Everything from the first line down to the line containing "-8.88, -9.01, -9.15];" should be reproduced exactly; please include nothing else.

....

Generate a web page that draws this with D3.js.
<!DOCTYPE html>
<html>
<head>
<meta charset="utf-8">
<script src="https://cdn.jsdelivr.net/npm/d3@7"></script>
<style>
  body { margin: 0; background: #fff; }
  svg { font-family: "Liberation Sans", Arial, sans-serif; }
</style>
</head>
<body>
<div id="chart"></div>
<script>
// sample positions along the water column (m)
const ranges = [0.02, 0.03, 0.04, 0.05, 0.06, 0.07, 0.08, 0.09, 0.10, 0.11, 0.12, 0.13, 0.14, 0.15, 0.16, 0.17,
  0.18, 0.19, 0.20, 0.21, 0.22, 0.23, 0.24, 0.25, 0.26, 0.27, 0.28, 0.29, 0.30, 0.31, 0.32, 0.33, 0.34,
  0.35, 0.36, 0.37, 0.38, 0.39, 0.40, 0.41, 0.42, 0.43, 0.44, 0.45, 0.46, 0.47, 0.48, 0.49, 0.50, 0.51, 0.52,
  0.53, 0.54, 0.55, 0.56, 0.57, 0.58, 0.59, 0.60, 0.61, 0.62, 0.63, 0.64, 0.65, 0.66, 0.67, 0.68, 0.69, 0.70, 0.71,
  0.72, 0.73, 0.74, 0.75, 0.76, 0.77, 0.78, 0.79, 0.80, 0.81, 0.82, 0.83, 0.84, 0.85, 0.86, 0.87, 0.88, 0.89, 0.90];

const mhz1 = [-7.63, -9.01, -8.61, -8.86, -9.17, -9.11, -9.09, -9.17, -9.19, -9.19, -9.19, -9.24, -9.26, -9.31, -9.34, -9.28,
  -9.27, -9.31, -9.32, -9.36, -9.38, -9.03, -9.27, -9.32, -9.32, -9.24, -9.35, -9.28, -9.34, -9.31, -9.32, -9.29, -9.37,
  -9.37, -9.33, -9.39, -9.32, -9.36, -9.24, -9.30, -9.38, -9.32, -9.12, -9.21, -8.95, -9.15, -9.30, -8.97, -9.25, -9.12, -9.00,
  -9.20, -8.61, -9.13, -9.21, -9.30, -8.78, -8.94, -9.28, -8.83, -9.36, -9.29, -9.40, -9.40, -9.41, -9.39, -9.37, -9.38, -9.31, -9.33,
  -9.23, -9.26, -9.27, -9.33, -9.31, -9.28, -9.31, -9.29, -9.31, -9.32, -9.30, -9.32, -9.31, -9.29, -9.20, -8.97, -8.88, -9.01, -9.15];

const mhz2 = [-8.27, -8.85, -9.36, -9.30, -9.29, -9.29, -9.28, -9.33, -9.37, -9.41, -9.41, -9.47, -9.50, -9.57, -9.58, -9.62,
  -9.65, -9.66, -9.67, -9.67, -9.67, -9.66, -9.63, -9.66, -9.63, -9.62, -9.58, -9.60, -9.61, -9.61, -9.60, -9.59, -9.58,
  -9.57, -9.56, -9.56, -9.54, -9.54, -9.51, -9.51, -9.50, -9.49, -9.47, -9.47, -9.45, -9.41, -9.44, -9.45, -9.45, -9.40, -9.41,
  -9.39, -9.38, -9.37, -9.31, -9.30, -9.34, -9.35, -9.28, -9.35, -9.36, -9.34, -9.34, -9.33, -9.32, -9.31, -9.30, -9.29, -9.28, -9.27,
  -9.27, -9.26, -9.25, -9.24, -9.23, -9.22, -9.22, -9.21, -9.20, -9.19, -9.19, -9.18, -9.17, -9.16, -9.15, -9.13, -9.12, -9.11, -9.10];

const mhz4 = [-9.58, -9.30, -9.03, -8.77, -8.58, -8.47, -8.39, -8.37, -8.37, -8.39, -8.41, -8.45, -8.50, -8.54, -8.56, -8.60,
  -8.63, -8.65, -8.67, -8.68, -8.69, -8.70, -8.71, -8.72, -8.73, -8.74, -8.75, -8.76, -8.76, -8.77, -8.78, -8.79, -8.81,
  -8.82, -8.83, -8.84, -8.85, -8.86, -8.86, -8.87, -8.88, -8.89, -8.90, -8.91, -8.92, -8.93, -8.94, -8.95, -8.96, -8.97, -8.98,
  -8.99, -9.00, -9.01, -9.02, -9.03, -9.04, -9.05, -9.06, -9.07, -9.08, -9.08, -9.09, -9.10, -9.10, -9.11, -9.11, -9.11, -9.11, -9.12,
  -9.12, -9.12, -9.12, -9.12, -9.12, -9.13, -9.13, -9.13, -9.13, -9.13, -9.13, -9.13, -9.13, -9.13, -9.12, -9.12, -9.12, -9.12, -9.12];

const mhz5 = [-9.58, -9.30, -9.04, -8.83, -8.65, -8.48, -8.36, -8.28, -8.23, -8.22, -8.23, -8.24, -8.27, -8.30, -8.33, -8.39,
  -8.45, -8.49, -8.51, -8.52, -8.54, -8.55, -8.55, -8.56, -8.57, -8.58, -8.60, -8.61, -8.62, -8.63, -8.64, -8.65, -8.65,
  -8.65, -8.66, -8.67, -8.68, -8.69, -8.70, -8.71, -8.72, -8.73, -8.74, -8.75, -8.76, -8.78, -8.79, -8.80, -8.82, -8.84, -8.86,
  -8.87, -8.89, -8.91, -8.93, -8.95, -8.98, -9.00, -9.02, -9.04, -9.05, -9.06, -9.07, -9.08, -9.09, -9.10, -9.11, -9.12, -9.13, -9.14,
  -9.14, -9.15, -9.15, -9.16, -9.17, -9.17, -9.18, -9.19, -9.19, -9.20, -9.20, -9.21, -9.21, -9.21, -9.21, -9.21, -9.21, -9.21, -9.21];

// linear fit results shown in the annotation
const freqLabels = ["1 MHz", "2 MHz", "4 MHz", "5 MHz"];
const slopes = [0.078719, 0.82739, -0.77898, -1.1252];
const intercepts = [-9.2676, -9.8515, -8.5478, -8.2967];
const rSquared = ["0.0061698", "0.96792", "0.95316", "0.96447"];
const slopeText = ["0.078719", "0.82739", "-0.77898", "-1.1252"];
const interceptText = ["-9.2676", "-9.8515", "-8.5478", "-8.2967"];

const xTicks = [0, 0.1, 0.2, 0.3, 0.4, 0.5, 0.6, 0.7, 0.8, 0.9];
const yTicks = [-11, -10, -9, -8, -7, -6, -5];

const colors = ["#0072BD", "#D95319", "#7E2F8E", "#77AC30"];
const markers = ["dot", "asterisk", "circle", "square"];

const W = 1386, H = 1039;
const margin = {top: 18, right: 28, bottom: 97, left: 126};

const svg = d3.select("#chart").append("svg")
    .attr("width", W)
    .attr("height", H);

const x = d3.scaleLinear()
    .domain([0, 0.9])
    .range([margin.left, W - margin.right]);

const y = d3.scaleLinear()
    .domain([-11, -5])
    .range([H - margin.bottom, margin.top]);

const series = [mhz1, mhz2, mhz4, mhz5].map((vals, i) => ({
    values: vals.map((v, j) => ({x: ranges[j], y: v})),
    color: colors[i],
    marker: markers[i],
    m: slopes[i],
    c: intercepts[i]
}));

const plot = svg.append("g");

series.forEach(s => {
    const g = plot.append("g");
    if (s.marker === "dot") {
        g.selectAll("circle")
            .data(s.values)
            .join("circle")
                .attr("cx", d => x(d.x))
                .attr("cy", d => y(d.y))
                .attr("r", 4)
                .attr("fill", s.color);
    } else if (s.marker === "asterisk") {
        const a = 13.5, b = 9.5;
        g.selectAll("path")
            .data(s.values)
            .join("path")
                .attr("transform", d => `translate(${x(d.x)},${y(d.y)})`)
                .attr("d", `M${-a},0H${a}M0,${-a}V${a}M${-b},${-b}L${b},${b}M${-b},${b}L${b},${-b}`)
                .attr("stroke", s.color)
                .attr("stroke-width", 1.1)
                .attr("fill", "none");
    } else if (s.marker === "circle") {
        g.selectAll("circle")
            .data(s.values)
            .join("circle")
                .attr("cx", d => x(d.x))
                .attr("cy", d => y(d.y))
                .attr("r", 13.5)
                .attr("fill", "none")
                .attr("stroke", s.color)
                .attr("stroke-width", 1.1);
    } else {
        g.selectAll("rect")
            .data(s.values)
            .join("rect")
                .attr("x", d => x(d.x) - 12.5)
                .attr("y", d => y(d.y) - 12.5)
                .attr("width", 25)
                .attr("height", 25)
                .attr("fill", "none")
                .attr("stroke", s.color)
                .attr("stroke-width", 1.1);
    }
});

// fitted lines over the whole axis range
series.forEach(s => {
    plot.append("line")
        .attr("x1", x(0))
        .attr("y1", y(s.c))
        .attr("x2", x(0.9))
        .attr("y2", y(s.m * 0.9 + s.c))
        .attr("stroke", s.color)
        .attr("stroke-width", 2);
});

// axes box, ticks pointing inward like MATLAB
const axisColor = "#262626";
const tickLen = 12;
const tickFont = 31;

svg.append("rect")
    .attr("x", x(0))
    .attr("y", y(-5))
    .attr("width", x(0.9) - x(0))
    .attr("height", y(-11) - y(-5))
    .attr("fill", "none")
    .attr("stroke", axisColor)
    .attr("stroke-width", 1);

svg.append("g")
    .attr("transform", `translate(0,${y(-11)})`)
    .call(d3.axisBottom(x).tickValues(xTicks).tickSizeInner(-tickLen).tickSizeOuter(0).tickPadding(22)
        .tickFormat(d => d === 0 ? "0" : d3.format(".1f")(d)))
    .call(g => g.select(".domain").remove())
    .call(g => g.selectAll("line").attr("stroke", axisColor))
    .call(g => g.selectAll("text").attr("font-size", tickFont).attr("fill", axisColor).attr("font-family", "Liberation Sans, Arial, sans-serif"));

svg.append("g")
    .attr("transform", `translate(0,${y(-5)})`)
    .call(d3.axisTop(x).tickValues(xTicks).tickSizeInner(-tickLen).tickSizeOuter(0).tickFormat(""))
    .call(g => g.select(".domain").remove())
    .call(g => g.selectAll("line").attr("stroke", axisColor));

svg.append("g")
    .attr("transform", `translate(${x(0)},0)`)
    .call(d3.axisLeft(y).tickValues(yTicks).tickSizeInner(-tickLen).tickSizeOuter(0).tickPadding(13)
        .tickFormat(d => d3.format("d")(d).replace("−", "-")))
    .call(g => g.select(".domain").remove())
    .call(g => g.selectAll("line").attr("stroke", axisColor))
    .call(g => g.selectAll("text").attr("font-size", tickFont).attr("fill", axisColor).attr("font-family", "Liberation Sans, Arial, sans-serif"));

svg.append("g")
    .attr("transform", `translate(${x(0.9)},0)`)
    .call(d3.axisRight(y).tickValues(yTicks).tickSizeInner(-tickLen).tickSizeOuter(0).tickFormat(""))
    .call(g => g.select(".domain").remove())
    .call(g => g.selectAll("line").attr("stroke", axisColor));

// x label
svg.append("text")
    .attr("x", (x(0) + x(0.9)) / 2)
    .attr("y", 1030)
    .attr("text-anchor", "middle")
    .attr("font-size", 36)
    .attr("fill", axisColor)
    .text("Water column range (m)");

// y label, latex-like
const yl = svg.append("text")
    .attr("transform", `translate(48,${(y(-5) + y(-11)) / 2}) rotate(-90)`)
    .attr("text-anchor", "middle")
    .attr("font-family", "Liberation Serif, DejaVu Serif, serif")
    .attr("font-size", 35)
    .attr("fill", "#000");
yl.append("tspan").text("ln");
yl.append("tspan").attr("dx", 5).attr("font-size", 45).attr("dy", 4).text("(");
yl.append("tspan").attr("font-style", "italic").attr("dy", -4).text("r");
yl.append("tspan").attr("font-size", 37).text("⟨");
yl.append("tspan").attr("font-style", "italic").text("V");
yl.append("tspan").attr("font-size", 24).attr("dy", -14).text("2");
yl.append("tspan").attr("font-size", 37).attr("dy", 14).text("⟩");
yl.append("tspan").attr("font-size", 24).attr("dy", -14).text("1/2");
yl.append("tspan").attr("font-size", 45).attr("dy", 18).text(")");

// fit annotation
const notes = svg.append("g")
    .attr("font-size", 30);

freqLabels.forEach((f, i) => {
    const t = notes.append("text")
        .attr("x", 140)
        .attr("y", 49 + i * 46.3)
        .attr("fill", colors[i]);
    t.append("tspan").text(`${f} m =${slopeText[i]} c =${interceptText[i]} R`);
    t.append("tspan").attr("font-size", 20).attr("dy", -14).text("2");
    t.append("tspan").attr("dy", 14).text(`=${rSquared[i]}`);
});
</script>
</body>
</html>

....

> [Written answer]:
Generate a web page that draws this with D3.js.
<!DOCTYPE html>
<html>
<head>
<meta charset="utf-8">
<script src="https://cdn.jsdelivr.net/npm/d3@7"></script>
<style>
  body { margin: 0; background: #fff; }
  svg { font-family: "Liberation Sans", Arial, sans-serif; }
</style>
</head>
<body>
<div id="chart"></div>
<script>
// sample positions along the water column (m)
const ranges = [0.02, 0.03, 0.04, 0.05, 0.06, 0.07, 0.08, 0.09, 0.10, 0.11, 0.12, 0.13, 0.14, 0.15, 0.16, 0.17,
  0.18, 0.19, 0.20, 0.21, 0.22, 0.23, 0.24, 0.25, 0.26, 0.27, 0.28, 0.29, 0.30, 0.31, 0.32, 0.33, 0.34,
  0.35, 0.36, 0.37, 0.38, 0.39, 0.40, 0.41, 0.42, 0.43, 0.44, 0.45, 0.46, 0.47, 0.48, 0.49, 0.50, 0.51, 0.52,
  0.53, 0.54, 0.55, 0.56, 0.57, 0.58, 0.59, 0.60, 0.61, 0.62, 0.63, 0.64, 0.65, 0.66, 0.67, 0.68, 0.69, 0.70, 0.71,
  0.72, 0.73, 0.74, 0.75, 0.76, 0.77, 0.78, 0.79, 0.80, 0.81, 0.82, 0.83, 0.84, 0.85, 0.86, 0.87, 0.88, 0.89, 0.90];

const mhz1 = [-7.63, -9.01, -8.61, -8.86, -9.17, -9.11, -9.09, -9.17, -9.19, -9.19, -9.19, -9.24, -9.26, -9.31, -9.34, -9.28,
  -9.27, -9.31, -9.32, -9.36, -9.38, -9.03, -9.27, -9.32, -9.32, -9.24, -9.35, -9.28, -9.34, -9.31, -9.32, -9.29, -9.37,
  -9.37, -9.33, -9.39, -9.32, -9.36, -9.24, -9.30, -9.38, -9.32, -9.12, -9.21, -8.95, -9.15, -9.30, -8.97, -9.25, -9.12, -9.00,
  -9.20, -8.61, -9.13, -9.21, -9.30, -8.78, -8.94, -9.28, -8.83, -9.36, -9.29, -9.40, -9.40, -9.41, -9.39, -9.37, -9.38, -9.31, -9.33,
  -9.23, -9.26, -9.27, -9.33, -9.31, -9.28, -9.31, -9.29, -9.31, -9.32, -9.30, -9.32, -9.31, -9.29, -9.20, -8.97, -8.88, -9.01, -9.15];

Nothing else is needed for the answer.